BEGIN

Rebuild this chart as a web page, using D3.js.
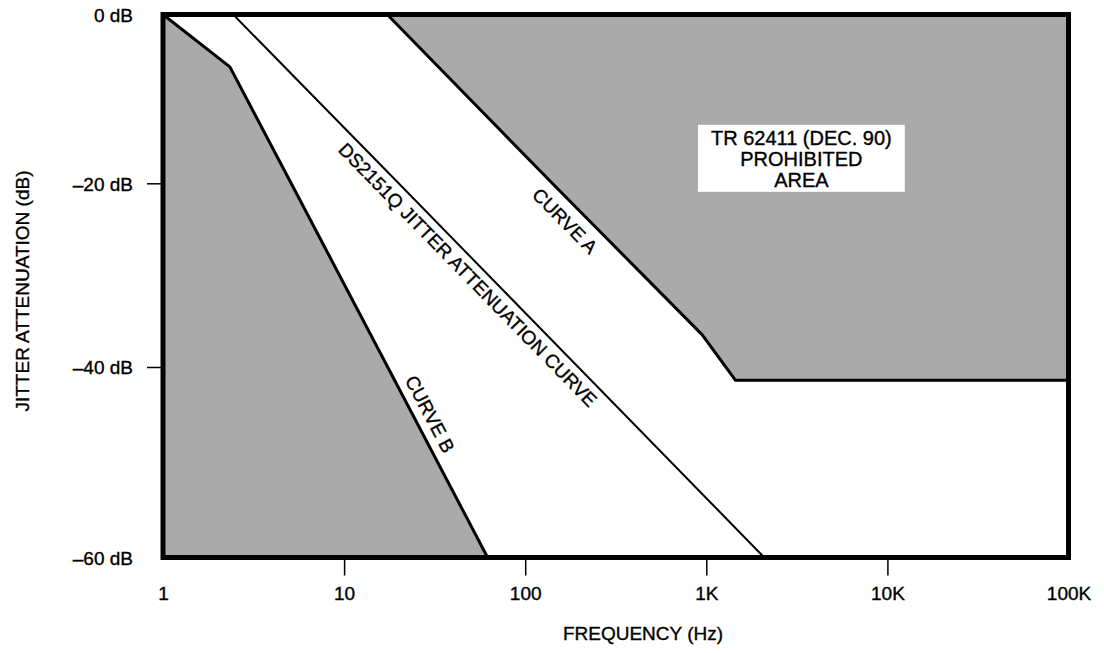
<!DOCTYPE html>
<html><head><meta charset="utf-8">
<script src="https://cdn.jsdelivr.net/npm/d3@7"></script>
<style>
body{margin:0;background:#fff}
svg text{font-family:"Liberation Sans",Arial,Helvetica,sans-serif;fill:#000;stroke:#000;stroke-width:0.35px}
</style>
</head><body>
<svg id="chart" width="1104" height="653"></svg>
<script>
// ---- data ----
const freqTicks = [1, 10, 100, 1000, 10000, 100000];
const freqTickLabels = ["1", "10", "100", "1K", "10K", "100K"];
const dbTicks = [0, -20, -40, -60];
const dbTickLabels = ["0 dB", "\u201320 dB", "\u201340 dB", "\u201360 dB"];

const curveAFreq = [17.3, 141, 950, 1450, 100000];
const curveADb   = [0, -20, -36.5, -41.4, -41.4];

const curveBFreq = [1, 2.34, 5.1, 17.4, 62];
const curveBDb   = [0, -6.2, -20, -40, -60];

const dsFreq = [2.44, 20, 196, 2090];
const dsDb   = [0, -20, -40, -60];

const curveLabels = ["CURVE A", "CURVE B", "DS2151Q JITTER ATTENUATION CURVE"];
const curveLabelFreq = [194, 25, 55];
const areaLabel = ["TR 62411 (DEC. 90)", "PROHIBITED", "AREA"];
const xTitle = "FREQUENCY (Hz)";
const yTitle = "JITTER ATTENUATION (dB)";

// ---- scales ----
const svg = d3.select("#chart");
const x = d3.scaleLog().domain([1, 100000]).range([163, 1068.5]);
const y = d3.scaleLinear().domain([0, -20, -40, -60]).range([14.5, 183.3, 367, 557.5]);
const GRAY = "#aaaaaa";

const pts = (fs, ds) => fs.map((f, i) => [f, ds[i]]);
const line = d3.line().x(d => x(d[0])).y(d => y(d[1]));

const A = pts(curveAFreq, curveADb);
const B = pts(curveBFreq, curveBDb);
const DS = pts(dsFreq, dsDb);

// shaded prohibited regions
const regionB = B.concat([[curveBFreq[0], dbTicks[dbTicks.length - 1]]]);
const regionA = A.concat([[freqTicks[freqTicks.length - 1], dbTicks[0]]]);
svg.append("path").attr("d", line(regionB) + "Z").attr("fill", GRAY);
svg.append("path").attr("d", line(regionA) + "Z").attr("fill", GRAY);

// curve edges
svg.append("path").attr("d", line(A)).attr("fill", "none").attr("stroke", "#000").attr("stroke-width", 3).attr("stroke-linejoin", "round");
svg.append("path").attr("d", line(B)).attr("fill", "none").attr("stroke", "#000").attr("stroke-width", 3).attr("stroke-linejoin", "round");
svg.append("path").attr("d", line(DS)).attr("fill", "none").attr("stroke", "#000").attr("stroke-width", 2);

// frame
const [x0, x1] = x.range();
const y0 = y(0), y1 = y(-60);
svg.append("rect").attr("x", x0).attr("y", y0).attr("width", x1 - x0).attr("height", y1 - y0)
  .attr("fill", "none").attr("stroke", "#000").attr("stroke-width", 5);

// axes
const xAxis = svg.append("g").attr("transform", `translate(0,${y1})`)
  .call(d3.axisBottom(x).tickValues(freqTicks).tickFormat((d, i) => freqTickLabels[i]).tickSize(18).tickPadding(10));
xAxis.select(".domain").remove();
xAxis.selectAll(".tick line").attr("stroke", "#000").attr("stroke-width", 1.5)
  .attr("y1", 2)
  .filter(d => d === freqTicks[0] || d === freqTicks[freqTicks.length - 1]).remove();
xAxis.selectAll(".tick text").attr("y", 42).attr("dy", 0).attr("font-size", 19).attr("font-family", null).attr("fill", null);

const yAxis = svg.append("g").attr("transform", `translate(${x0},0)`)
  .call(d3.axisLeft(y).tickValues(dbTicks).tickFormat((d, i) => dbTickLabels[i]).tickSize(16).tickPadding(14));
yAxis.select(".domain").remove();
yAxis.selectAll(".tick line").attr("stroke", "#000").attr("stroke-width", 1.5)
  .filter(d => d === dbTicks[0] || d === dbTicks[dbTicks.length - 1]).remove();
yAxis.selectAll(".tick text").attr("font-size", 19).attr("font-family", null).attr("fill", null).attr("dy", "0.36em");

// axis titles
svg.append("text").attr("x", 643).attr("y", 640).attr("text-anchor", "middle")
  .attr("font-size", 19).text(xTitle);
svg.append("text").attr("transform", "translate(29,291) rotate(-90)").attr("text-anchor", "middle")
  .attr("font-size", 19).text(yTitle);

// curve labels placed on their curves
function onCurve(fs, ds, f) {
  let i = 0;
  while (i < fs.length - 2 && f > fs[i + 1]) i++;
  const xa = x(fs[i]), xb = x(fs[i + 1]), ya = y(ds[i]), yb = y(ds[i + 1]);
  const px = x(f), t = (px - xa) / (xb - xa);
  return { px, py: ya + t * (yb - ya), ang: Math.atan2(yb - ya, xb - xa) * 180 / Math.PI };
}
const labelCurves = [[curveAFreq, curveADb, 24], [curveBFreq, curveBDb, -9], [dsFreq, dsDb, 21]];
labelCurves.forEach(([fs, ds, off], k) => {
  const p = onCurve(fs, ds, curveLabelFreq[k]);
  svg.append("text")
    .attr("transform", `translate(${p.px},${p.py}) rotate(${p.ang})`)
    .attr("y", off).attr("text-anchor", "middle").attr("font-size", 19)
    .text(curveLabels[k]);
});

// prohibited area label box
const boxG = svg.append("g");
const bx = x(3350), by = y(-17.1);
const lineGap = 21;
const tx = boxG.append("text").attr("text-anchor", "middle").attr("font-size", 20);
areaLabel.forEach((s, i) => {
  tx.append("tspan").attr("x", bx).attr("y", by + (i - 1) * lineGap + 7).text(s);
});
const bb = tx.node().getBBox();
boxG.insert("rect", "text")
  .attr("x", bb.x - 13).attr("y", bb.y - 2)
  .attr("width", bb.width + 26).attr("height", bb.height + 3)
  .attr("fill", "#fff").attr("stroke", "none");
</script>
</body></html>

END

» **PROBLEM TO SOLVE**
Without including any picture, repeat the data exactly.

» **RESULT FOR THIS TASK**
Rebuild this chart as a web page, using D3.js.
<!DOCTYPE html>
<html><head><meta charset="utf-8">
<script src="https://cdn.jsdelivr.net/npm/d3@7"></script>
<style>
body{margin:0;background:#fff}
svg text{font-family:"Liberation Sans",Arial,Helvetica,sans-serif;fill:#000;stroke:#000;stroke-width:0.35px}
</style>
</head><body>
<svg id="chart" width="1104" height="653"></svg>
<script>
// ---- data ----
const freqTicks = [1, 10, 100, 1000, 10000, 100000];
const freqTickLabels = ["1", "10", "100", "1K", "10K", "100K"];
const dbTicks = [0, -20, -40, -60];
const dbTickLabels = ["0 dB", "\u201320 dB", "\u201340 dB", "\u201360 dB"];

const curveAFreq = [17.3, 141, 950, 1450, 100000];
const curveADb   = [0, -20, -36.5, -41.4, -41.4];

const curveBFreq = [1, 2.34, 5.1, 17.4, 62];
const curveBDb   = [0, -6.2, -20, -40, -60];

const dsFreq = [2.44, 20, 196, 2090];
const dsDb   = [0, -20, -40, -60];

const curveLabels = ["CURVE A", "CURVE B", "DS2151Q JITTER ATTENUATION CURVE"];
const curveLabelFreq = [194, 25, 55];
const areaLabel = ["TR 62411 (DEC. 90)", "PROHIBITED", "AREA"];
const xTitle = "FREQUENCY (Hz)";
const yTitle = "JITTER ATTENUATION (dB)";

// ---- scales ----
const svg = d3.select("#chart");
const x = d3.scaleLog().domain([1, 100000]).range([163, 1068.5]);
const y = d3.scaleLinear().domain([0, -20, -40, -60]).range([14.5, 183.3, 367, 557.5]);
const GRAY = "#aaaaaa";

const pts = (fs, ds) => fs.map((f, i) => [f, ds[i]]);
const line = d3.line().x(d => x(d[0])).y(d => y(d[1]));

const A = pts(curveAFreq, curveADb);
const B = pts(curveBFreq, curveBDb);
const DS = pts(dsFreq, dsDb);

// shaded prohibited regions
const regionB = B.concat([[curveBFreq[0], dbTicks[dbTicks.length - 1]]]);
const regionA = A.concat([[freqTicks[freqTicks.length - 1], dbTicks[0]]]);
svg.append("path").attr("d", line(regionB) + "Z").attr("fill", GRAY);
svg.append("path").attr("d", line(regionA) + "Z").attr("fill", GRAY);

// curve edges
svg.append("path").attr("d", line(A)).attr("fill", "none").attr("stroke", "#000").attr("stroke-width", 3).attr("stroke-linejoin", "round");
svg.append("path").attr("d", line(B)).attr("fill", "none").attr("stroke", "#000").attr("stroke-width", 3).attr("stroke-linejoin", "round");
svg.append("path").attr("d", line(DS)).attr("fill", "none").attr("stroke", "#000").attr("stroke-width", 2);

// frame
const [x0, x1] = x.range();
const y0 = y(0), y1 = y(-60);
svg.append("rect").attr("x", x0).attr("y", y0).attr("width", x1 - x0).attr("height", y1 - y0)
  .attr("fill", "none").attr("stroke", "#000").attr("stroke-width", 5);

// axes
const xAxis = svg.append("g").attr("transform", `translate(0,${y1})`)
  .call(d3.axisBottom(x).tickValues(freqTicks).tickFormat((d, i) => freqTickLabels[i]).tickSize(18).tickPadding(10));
xAxis.select(".domain").remove();
xAxis.selectAll(".tick line").attr("stroke", "#000").attr("stroke-width", 1.5)
  .attr("y1", 2)
  .filter(d => d === freqTicks[0] || d === freqTicks[freqTicks.length - 1]).remove();
xAxis.selectAll(".tick text").attr("y", 42).attr("dy", 0).attr("font-size", 19).attr("font-family", null).attr("fill", null);

const yAxis = svg.append("g").attr("transform", `translate(${x0},0)`)
  .call(d3.axisLeft(y).tickValues(dbTicks).tickFormat((d, i) => dbTickLabels[i]).tickSize(16).tickPadding(14));
yAxis.select(".domain").remove();
yAxis.selectAll(".tick line").attr("stroke", "#000").attr("stroke-width", 1.5)
  .filter(d => d === dbTicks[0] || d === dbTicks[dbTicks.length - 1]).remove();
yAxis.selectAll(".tick text").attr("font-size", 19).attr("font-family", null).attr("fill", null).attr("dy", "0.36em");

// axis titles
svg.append("text").attr("x", 643).attr("y", 640).attr("text-anchor", "middle")
  .attr("font-size", 19).text(xTitle);
svg.append("text").attr("transform", "translate(29,291) rotate(-90)").attr("text-anchor", "middle")
  .attr("font-size", 19).text(yTitle);

// curve labels placed on their curves
function onCurve(fs, ds, f) {
  let i = 0;
  while (i < fs.length - 2 && f > fs[i + 1]) i++;
  const xa = x(fs[i]), xb = x(fs[i + 1]), ya = y(ds[i]), yb = y(ds[i + 1]);
  const px = x(f), t = (px - xa) / (xb - xa);
  return { px, py: ya + t * (yb - ya), ang: Math.atan2(yb - ya, xb - xa) * 180 / Math.PI };
}
const labelCurves = [[curveAFreq, curveADb, 24], [curveBFreq, curveBDb, -9], [dsFreq, dsDb, 21]];
labelCurves.forEach(([fs, ds, off], k) => {
  const p = onCurve(fs, ds, curveLabelFreq[k]);
  svg.append("text")
    .attr("transform", `translate(${p.px},${p.py}) rotate(${p.ang})`)
    .attr("y", off).attr("text-anchor", "middle").attr("font-size", 19)
    .text(curveLabels[k]);
});

// prohibited area label box
const boxG = svg.append("g");
const bx = x(3350), by = y(-17.1);
const lineGap = 21;
const tx = boxG.append("text").attr("text-anchor", "middle").attr("font-size", 20);
areaLabel.forEach((s, i) => {
  tx.append("tspan").attr("x", bx).attr("y", by + (i - 1) * lineGap + 7).text(s);
});
const bb = tx.node().getBBox();
boxG.insert("rect", "text")
  .attr("x", bb.x - 13).attr("y", bb.y - 2)
  .attr("width", bb.width + 26).attr("height", bb.height + 3)
  .attr("fill", "#fff").attr("stroke", "none");
</script>
</body></html>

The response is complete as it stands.